> Exercise requirements
Quote, with no changes, the lines that run from the top of the material to the line with "const baselineIntensity = [0, 0];", both included.

> Supplied information
+++

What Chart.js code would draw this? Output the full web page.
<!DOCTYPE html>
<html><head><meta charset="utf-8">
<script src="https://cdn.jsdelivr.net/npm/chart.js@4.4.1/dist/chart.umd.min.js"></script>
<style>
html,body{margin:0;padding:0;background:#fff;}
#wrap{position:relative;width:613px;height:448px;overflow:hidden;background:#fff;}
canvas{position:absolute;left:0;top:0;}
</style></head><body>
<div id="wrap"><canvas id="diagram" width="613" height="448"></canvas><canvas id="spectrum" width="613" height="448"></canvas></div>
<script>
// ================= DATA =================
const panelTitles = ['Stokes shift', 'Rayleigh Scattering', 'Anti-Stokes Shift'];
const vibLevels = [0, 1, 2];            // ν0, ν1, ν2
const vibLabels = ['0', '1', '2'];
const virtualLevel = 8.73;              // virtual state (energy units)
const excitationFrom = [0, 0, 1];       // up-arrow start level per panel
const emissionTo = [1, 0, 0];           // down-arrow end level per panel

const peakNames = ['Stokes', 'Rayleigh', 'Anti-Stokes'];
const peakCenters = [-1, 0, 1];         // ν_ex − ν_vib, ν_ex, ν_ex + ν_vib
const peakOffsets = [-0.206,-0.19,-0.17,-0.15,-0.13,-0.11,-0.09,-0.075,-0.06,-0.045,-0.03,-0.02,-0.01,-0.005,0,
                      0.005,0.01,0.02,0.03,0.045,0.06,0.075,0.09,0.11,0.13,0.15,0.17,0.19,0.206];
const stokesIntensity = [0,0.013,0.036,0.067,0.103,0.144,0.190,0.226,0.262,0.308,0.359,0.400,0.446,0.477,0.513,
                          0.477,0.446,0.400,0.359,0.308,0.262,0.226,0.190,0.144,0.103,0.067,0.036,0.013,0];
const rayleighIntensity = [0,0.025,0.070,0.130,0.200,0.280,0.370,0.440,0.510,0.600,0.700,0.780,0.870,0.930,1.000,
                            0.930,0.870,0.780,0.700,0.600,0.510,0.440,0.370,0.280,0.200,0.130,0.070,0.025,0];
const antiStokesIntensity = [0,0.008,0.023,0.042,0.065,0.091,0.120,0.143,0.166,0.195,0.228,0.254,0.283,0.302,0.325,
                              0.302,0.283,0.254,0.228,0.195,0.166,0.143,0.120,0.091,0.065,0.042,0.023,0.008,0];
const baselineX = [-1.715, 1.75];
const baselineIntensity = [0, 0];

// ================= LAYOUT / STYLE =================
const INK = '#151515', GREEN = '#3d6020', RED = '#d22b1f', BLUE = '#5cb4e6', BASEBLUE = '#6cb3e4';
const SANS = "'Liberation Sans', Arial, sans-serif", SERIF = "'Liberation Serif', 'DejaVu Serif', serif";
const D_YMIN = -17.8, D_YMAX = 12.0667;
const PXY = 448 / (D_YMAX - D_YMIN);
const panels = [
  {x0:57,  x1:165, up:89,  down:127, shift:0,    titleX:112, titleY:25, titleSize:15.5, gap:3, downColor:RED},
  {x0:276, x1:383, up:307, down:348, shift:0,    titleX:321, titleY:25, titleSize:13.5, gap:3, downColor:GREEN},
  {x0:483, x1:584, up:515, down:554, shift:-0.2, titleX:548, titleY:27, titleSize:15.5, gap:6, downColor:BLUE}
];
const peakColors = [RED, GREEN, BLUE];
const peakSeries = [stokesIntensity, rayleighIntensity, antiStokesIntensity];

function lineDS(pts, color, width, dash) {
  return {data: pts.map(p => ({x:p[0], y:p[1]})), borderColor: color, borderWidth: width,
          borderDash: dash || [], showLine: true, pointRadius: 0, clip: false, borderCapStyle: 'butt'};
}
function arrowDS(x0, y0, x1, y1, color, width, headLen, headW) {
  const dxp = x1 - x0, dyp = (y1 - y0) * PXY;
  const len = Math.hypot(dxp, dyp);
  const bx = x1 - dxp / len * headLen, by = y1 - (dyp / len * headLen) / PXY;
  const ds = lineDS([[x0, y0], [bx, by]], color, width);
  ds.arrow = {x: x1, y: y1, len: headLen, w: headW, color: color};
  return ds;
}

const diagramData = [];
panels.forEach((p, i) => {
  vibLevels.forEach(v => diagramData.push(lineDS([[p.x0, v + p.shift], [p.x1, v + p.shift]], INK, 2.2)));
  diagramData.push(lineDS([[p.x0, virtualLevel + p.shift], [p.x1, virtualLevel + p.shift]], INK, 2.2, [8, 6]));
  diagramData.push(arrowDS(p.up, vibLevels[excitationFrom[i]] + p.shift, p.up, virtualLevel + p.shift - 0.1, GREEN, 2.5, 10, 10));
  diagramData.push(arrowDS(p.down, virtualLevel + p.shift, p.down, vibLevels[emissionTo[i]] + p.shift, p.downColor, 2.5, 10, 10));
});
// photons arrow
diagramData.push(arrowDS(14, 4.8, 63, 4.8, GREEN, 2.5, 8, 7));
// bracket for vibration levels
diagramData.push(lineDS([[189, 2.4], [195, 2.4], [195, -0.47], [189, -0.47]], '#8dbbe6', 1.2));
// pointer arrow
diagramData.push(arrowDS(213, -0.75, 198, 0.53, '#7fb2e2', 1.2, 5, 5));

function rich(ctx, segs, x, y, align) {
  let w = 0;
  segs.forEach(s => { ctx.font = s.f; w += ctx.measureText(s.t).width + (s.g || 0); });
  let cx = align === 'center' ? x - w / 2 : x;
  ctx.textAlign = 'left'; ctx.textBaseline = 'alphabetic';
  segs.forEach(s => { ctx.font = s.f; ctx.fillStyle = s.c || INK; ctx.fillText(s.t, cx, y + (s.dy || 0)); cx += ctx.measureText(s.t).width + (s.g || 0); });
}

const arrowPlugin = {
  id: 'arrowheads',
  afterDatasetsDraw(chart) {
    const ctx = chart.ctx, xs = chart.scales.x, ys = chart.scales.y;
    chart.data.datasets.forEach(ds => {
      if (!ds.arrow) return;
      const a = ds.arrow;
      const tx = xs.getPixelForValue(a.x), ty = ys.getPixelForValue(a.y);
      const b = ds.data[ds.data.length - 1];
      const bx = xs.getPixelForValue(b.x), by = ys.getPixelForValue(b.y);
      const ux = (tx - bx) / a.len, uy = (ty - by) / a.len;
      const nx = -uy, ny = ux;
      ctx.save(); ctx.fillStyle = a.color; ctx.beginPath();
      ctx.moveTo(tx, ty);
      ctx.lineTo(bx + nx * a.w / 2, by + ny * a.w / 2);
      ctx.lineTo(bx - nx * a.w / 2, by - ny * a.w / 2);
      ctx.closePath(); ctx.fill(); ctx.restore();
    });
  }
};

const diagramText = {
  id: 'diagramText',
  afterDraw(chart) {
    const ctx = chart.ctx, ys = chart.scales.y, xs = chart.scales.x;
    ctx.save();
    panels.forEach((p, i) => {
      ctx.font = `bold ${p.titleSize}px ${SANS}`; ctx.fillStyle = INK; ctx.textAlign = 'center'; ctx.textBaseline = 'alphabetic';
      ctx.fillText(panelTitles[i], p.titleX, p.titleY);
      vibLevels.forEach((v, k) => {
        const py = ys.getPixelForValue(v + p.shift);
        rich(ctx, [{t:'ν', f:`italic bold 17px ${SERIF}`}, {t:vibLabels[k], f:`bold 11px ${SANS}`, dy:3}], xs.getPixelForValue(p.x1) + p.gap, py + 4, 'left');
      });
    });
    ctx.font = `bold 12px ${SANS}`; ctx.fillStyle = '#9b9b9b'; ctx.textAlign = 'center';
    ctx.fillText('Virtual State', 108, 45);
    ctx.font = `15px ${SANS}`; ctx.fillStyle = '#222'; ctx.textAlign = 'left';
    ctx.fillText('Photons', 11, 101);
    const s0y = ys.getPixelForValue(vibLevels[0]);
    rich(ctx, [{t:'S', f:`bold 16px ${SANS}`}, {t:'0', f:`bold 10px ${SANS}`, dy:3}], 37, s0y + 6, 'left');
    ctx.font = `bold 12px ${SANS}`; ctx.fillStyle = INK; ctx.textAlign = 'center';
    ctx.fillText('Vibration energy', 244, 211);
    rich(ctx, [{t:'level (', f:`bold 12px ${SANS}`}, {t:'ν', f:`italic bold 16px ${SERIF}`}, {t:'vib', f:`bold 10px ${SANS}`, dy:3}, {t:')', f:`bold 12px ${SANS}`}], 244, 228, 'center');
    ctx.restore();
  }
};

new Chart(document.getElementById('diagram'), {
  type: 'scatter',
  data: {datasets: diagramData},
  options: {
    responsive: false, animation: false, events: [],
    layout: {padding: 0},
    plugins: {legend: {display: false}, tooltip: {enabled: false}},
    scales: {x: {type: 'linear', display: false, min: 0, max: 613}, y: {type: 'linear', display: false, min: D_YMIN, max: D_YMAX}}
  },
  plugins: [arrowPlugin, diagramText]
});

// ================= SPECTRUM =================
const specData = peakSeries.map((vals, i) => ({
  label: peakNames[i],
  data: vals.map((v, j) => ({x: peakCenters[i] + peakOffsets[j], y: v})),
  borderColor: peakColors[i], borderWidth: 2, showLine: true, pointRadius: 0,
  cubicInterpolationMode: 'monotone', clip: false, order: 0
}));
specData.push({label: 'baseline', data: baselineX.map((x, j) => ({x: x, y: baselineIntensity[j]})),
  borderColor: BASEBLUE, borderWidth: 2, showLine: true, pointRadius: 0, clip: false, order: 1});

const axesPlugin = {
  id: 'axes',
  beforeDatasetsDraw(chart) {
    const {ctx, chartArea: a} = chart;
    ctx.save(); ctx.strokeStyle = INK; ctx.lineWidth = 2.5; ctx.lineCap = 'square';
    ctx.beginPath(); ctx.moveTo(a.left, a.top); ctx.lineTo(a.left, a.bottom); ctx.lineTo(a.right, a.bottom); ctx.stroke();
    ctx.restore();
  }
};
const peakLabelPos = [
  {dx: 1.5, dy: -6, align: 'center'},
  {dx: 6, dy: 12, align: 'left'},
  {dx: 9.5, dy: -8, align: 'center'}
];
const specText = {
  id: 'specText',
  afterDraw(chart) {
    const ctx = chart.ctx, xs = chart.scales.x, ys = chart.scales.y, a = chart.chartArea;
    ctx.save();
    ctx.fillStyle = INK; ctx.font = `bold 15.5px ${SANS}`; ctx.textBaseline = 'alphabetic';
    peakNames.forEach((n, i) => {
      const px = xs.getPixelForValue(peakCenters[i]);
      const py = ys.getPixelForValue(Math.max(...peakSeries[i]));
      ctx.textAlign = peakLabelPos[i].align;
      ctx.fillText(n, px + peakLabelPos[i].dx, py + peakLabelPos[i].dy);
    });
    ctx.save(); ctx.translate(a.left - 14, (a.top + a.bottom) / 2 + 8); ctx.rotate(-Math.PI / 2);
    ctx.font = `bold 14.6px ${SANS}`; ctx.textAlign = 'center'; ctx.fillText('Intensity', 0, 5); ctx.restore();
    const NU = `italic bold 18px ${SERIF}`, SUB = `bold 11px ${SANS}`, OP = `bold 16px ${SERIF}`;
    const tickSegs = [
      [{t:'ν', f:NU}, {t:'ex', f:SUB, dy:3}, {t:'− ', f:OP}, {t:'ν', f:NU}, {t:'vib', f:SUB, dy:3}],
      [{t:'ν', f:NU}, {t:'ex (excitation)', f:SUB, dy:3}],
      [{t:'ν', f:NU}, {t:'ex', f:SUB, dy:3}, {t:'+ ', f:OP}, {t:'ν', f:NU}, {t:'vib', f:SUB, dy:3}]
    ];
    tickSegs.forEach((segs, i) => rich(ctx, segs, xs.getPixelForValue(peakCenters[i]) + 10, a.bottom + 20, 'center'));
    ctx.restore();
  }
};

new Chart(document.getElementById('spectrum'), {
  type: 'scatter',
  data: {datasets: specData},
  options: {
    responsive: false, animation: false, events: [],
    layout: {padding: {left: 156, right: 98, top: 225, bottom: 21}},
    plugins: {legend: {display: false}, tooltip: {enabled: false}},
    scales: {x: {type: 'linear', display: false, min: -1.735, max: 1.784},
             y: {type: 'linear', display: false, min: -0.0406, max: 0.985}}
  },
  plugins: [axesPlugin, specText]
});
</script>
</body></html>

+++

> Complete output
What Chart.js code would draw this? Output the full web page.
<!DOCTYPE html>
<html><head><meta charset="utf-8">
<script src="https://cdn.jsdelivr.net/npm/chart.js@4.4.1/dist/chart.umd.min.js"></script>
<style>
html,body{margin:0;padding:0;background:#fff;}
#wrap{position:relative;width:613px;height:448px;overflow:hidden;background:#fff;}
canvas{position:absolute;left:0;top:0;}
</style></head><body>
<div id="wrap"><canvas id="diagram" width="613" height="448"></canvas><canvas id="spectrum" width="613" height="448"></canvas></div>
<script>
// ================= DATA =================
const panelTitles = ['Stokes shift', 'Rayleigh Scattering', 'Anti-Stokes Shift'];
const vibLevels = [0, 1, 2];            // ν0, ν1, ν2
const vibLabels = ['0', '1', '2'];
const virtualLevel = 8.73;              // virtual state (energy units)
const excitationFrom = [0, 0, 1];       // up-arrow start level per panel
const emissionTo = [1, 0, 0];           // down-arrow end level per panel

const peakNames = ['Stokes', 'Rayleigh', 'Anti-Stokes'];
const peakCenters = [-1, 0, 1];         // ν_ex − ν_vib, ν_ex, ν_ex + ν_vib
const peakOffsets = [-0.206,-0.19,-0.17,-0.15,-0.13,-0.11,-0.09,-0.075,-0.06,-0.045,-0.03,-0.02,-0.01,-0.005,0,
                      0.005,0.01,0.02,0.03,0.045,0.06,0.075,0.09,0.11,0.13,0.15,0.17,0.19,0.206];
const stokesIntensity = [0,0.013,0.036,0.067,0.103,0.144,0.190,0.226,0.262,0.308,0.359,0.400,0.446,0.477,0.513,
                          0.477,0.446,0.400,0.359,0.308,0.262,0.226,0.190,0.144,0.103,0.067,0.036,0.013,0];
const rayleighIntensity = [0,0.025,0.070,0.130,0.200,0.280,0.370,0.440,0.510,0.600,0.700,0.780,0.870,0.930,1.000,
                            0.930,0.870,0.780,0.700,0.600,0.510,0.440,0.370,0.280,0.200,0.130,0.070,0.025,0];
const antiStokesIntensity = [0,0.008,0.023,0.042,0.065,0.091,0.120,0.143,0.166,0.195,0.228,0.254,0.283,0.302,0.325,
                              0.302,0.283,0.254,0.228,0.195,0.166,0.143,0.120,0.091,0.065,0.042,0.023,0.008,0];
const baselineX = [-1.715, 1.75];
const baselineIntensity = [0, 0];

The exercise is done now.